Dès la construction des premiers immeubles au cours des années 70, des personnalités fortes ont investi le Mirail. Certains sont toujours là, d’autres ont déménagé mais en gardant toujours des liens amicaux forts dans le quartier. Qui étaient donc ces militants de la première heure ?
Ils étaient souvent issus des milieux de gauche : PCF, PSU, chrétiens de gauche, militants trotskystes, maos ou anarchistes. Ils se sont installés au Mirail pour y travailler, souvent dans l’enseignement ou l’action sociale, et y habiter en même temps. Ils ne cherchaient pas à faire du prosélytisme mais plutôt à participer à une expérience de vie collective.
« On a été vraiment heureux » disent en chœur tous ceux qui ont connu les premiers temps de la cité de l’architecte Candilis.
C’est cette nostalgie qui fait se réinstaller dans le quartier des filles et fils de militants devenus adultes et forcément un peu militants eux-aussi. Les anciens, pour la plupart sont encore là. Malgré la montée du chômage et des difficultés sociales, ils n’ont pas déserté. Les plus âgés sont devenus la mémoire vivante du quartier, acceptant de répondre inlassablement aux questions des journalistes, des étudiants et des chercheurs.
Parmi eux, je pense à cette institutrice aujourd’hui retraitée, ancienne adhérente au parti communiste qui avait choisi, après plusieurs années de coopération en Algérie, d’habiter le Mirail pour être au plus près des enfants à qui elle faisait classe. Elle n’hésitait pas à aller chez les les enfants en difficulté pour les aider. Elle a aussi longuement milité à la confédération nationale du logement (CNL), considérant de son devoir d’être aussi une locataire engagée.

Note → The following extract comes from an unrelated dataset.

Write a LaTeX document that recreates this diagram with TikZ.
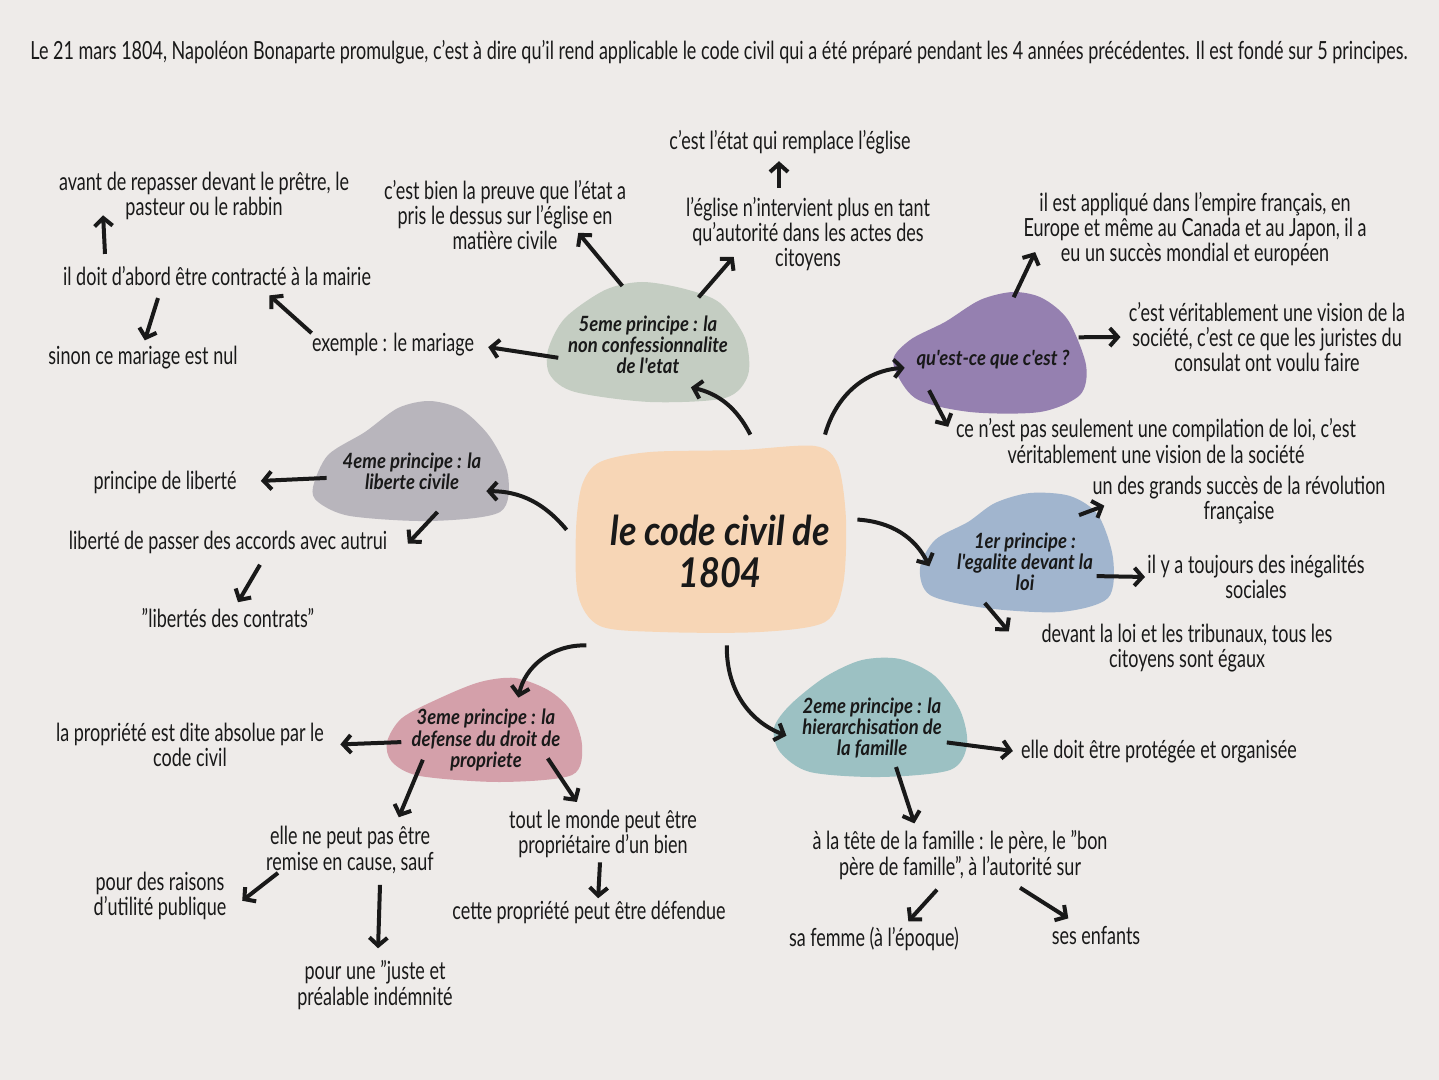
\documentclass[tikz,border=0pt]{standalone}
\usepackage{fontspec}
\setmainfont{Lato}[FakeStretch=0.72]
\newfontfamily\blobfont{Lato}[FakeStretch=0.88]
\usetikzlibrary{arrows.meta, shapes.geometric}
\definecolor{paper}{RGB}{238,235,233}
\definecolor{ink}{RGB}{25,25,25}
\definecolor{peach}{RGB}{247,214,182}
\definecolor{sage}{RGB}{196,205,194}
\definecolor{lilac}{RGB}{149,128,176}
\definecolor{steel}{RGB}{161,181,206}
\definecolor{teal}{RGB}{156,193,195}
\definecolor{rose}{RGB}{212,160,170}
\definecolor{stone}{RGB}{184,181,188}
\tikzset{
  note/.style={font=\fontsize{12.5}{12.6}\selectfont, align=center, inner sep=0pt, text=ink},
  blobtxt/.style={font=\blobfont\bfseries\itshape\fontsize{10.5}{10.6}\selectfont, align=center, inner sep=0pt, text=ink},
  zone/.style={ellipse, inner sep=0pt},
  arr/.style={line width=2pt, draw=ink, -{Straight Barb[length=4pt,width=9pt]}, shorten >=1pt},
}
\begin{document}
\begin{tikzpicture}[x=0.5pt, y=-0.5pt]
  \fill[paper] (0,0) rectangle (1439,1080);
  \useasboundingbox (0,0) rectangle (1439,1080);

  % title
  \node[note, font=\fontsize{12.5}{13}\selectfont] (title) at (719,52) {Le 21 mars 1804, Napoléon Bonaparte promulgue, c'est à dire qu'il rend applicable le code civil qui a été préparé pendant les 4 années précédentes. Il est fondé sur 5 principes.};

  % blobs
  \fill[peach] plot[smooth cycle] coordinates {(600,462) (650,452) (740,450) (815,446) (838,465) (846,520) (843,585) (825,622) (760,632) (660,632) (600,626) (578,595) (576,530) (582,485)};
  \fill[sage] plot[smooth cycle] coordinates {(548,350) (565,318) (605,290) (642,282) (685,289) (720,303) (745,338) (748,375) (725,398) (650,402) (575,392) (550,375)};
  \fill[lilac] plot[smooth cycle] coordinates {(893,362) (910,340) (945,322) (980,300) (1013,292) (1042,298) (1068,320) (1086,365) (1080,395) (1040,412) (970,412) (915,398)};
  \fill[steel] plot[smooth cycle] coordinates {(920,568) (935,540) (968,522) (995,503) (1030,493) (1070,496) (1098,515) (1113,558) (1108,598) (1060,612) (985,608) (930,595)};
  \fill[teal] plot[smooth cycle] coordinates {(774,728) (790,705) (825,677) (862,660) (900,659) (935,676) (960,710) (967,745) (950,770) (880,777) (810,772) (780,752)};
  \fill[rose] plot[smooth cycle] coordinates {(387,742) (402,718) (440,698) (480,682) (515,678) (548,690) (570,710) (582,745) (572,775) (500,782) (420,776) (392,762)};
  \fill[stone] plot[smooth cycle] coordinates {(313,487) (328,455) (365,432) (398,408) (430,401) (462,410) (490,437) (508,475) (500,512) (430,521) (350,516) (318,502)};

  % blob zones
  \node[minimum width=145pt, minimum height=105pt, inner sep=0pt] (core) at (712,540) {};
  \node[zone, minimum width=88pt, minimum height=55pt] (p5) at (642,340) {};
  \node[zone, minimum width=89pt, minimum height=55pt] (qu) at (992,351) {};
  \node[zone, minimum width=89pt, minimum height=53pt] (p1) at (1016,553) {};
  \node[zone, minimum width=88pt, minimum height=53pt] (p2) at (870,716) {};
  \node[zone, minimum width=89pt, minimum height=50pt] (p3) at (484,723) {};
  \node[zone, minimum width=89pt, minimum height=54pt] (p4) at (411,460) {};

  % blob labels
  \node[blobtxt, font=\blobfont\bfseries\itshape\fontsize{20.5}{21}\selectfont] (coretxt) at (720,551) {le code civil de\\1804};
  \node[blobtxt] (p5txt) at (648,345) {5eme principe : la\\non confessionnalite\\de l'etat};
  \node[blobtxt] (qutxt) at (993,360) {qu'est-ce que c'est ?};
  \node[blobtxt] (p1txt) at (1025,562) {1er principe :\\l'egalite devant la\\loi};
  \node[blobtxt] (p2txt) at (872,728) {2eme principe : la\\hierarchisation de\\la famille};
  \node[blobtxt] (p3txt) at (486,740) {3eme principe : la\\defense du droit de\\propriete};
  \node[blobtxt] (p4txt) at (412,471) {4eme principe : la\\liberte civile};

  % notes
  \node[note] (etat) at (790,142) {c'est l'état qui remplace l'église};
  \node[note] (eglise) at (808,234) {l'église n'intervient plus en tant\\qu'autorité dans les actes des\\citoyens};
  \node[note] (preuve) at (505,215) {c'est bien la preuve que l'état a\\pris le dessus sur l'église en\\matière civile};
  \node[note] (avant) at (204,196) {avant de repasser devant le prêtre, le\\pasteur ou le rabbin};
  \node[note] (doit) at (217,276) {il doit d'abord être contracté à la mairie};
  \node[note] (sinon) at (143,358) {sinon ce mariage est nul};
  \node[note] (exemple) at (393,345) {exemple : le mariage};
  \node[note] (princ) at (165,482) {principe de liberté};
  \node[note] (accords) at (228,542) {liberté de passer des accords avec autrui};
  \node[note] (contrats) at (228,618) {"libertés des contrats"};
  \node[note] (applique) at (1195,229) {il est appliqué dans l'empire français, en\\Europe et même au Canada et au Japon, il a\\eu un succès mondial et européen};
  \node[note] (visionsoc) at (1267,337) {c'est véritablement une vision de la\\société, c'est ce que les juristes du\\consulat ont voulu faire};
  \node[note] (compil) at (1156,441) {ce n'est pas seulement une compilation de loi, c'est\\véritablement une vision de la société};
  \node[note] (succes) at (1239,500) {un des grands succès de la révolution\\française};
  \node[note] (inegal) at (1256,577) {il y a toujours des inégalités\\sociales};
  \node[note] (devant) at (1187,648) {devant la loi et les tribunaux, tous les\\citoyens sont égaux};
  \node[note] (protegee) at (1159,752) {elle doit être protégée et organisée};
  \node[note] (tete) at (960,855) {à la tête de la famille : le père, le "bon\\père de famille", à l'autorité sur};
  \node[note] (femme) at (874,939) {sa femme (à l'époque)};
  \node[note] (enfants) at (1096,936) {ses enfants};
  \node[note] (absolue) at (190,745) {la propriété est dite absolue par le\\code civil};
  \node[note] (remise) at (350,850) {elle ne peut pas être\\remise en cause, sauf};
  \node[note] (raisons) at (160,896) {pour des raisons\\d'utilité publique};
  \node[note] (juste) at (375,985) {pour une "juste et\\préalable indémnité};
  \node[note] (monde) at (603,834) {tout le monde peut être\\propriétaire d'un bien};
  \node[note] (defendue) at (589,912) {cette propriété peut être défendue};

  % 5eme principe
  \draw[arr] (core.70) to[bend right=25] (p5.-45);
  \draw[arr] (p5.110) -- ([shift={(72,-19)}]preuve.south);
  \draw[arr] (p5.37) -- ([shift={(-73,-16)}]eglise.south);
  \draw[arr] ([shift={(-29,-9)}]eglise.north) -- ([shift={(-11,5)}]etat.south);
  \draw[arr, shorten >=7pt] (p5.192) -- (exemple.east);
  \draw[arr] (exemple.north west) -- ([shift={(51,8)}]doit.south);
  \draw[arr] ([shift={(-112,-12)}]doit.north) -- ([shift={(-101,-7)}]avant.south);
  \draw[arr, shorten >=3pt] ([shift={(-59,12)}]doit.south) -- (sinon.north);

  % qu'est-ce que c'est
  \draw[arr] (core.43) to[bend left=35] (qu.191);
  \draw[arr, shorten >=4pt] (qu.9) -- (visionsoc.west);
  \draw[arr] (qu.68) -- ([shift={(-159,-16)}]applique.south);
  \draw[arr, shorten >=8pt] (qu.212) -- (compil.west);

  % 4eme principe
  \draw[arr] (core.176) to[bend right=25] (p4.-23);
  \draw[arr, shorten >=12pt] (p4.192) -- (princ.east);
  \draw[arr] (p4.-63) -- ([shift={(19,3)}]accords.east);
  \draw[arr] ([shift={(32,11)}]accords.south) -- ([shift={(9,-4)}]contrats.north);

  % 1er principe
  \draw[arr] (core.8) to[bend left=30] (p1.190);
  \draw[arr] (p1.31) -- ([shift={(14,5)}]succes.west);
  \draw[arr] (p1.-16) -- (inegal.west);
  \draw[arr] (p1.-122) -- ([shift={(-31,-15)}]devant.west);

  % 2eme principe
  \draw[arr] (core.-82) to[bend right=35] (p2.194);
  \draw[arr, shorten >=4pt] (p2.-19) -- (protegee.west);
  \draw[arr] (p2.-63) -- ([shift={(-45,-5)}]tete.north);
  \draw[arr] ([shift={(-23,10)}]tete.south) -- ([shift={(33,-4)}]femme.north);
  \draw[arr] ([shift={(60,8)}]tete.south) -- ([shift={(-26,-7)}]enfants.north);

  % 3eme principe
  \draw[arr] (core.-140) to[bend right=40] ([shift={(34,27)}]p3.north);
  \draw[arr, shorten >=8pt] (p3.193) -- (absolue.east);
  \draw[arr] (p3.211) -- ([shift={(48,-7)}]remise.north);
  \draw[arr] (p3.-29) -- ([shift={(-25,-6)}]monde.north);
  \draw[arr] ([shift={(-3,4)}]monde.south) -- ([shift={(9,0)}]defendue.north);
  \draw[arr] ([shift={(-72,-1)}]remise.south) -- ([shift={(14,6)}]raisons.east);
  \draw[arr] ([shift={(30,11)}]remise.south) -- ([shift={(3,-10)}]juste.north);
\end{tikzpicture}
\end{document}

Je pense aussi à ce photographe qui a habité Bellefontaine, puis Reynerie, dans les années 70 et qui continue, malgré son déménagement de photographier le quartier, d’y maintenir des liens affectifs en assurant notamment la présidence d’une association pour les enfants du quartier. Il y a aussi cet enseignant retraité, habitant des Mûriers qui a rassemblé une documentation unique autour de l’histoire du Mirail.
Il y a derrière tous ces choix une volonté profonde de vivre ensemble, d’agir avec et non à la place des voisins. Ni les émeutes urbaines, ni la catastrophe industrielle n’ont eu raison de la détermination de ces militants de la première heure. Certains sont partis, lassés d’être un peu trop seuls « au front » mais ils reviennent régulièrement car leurs vraies racines sont ici, enfouies sous les dalles du Mirail.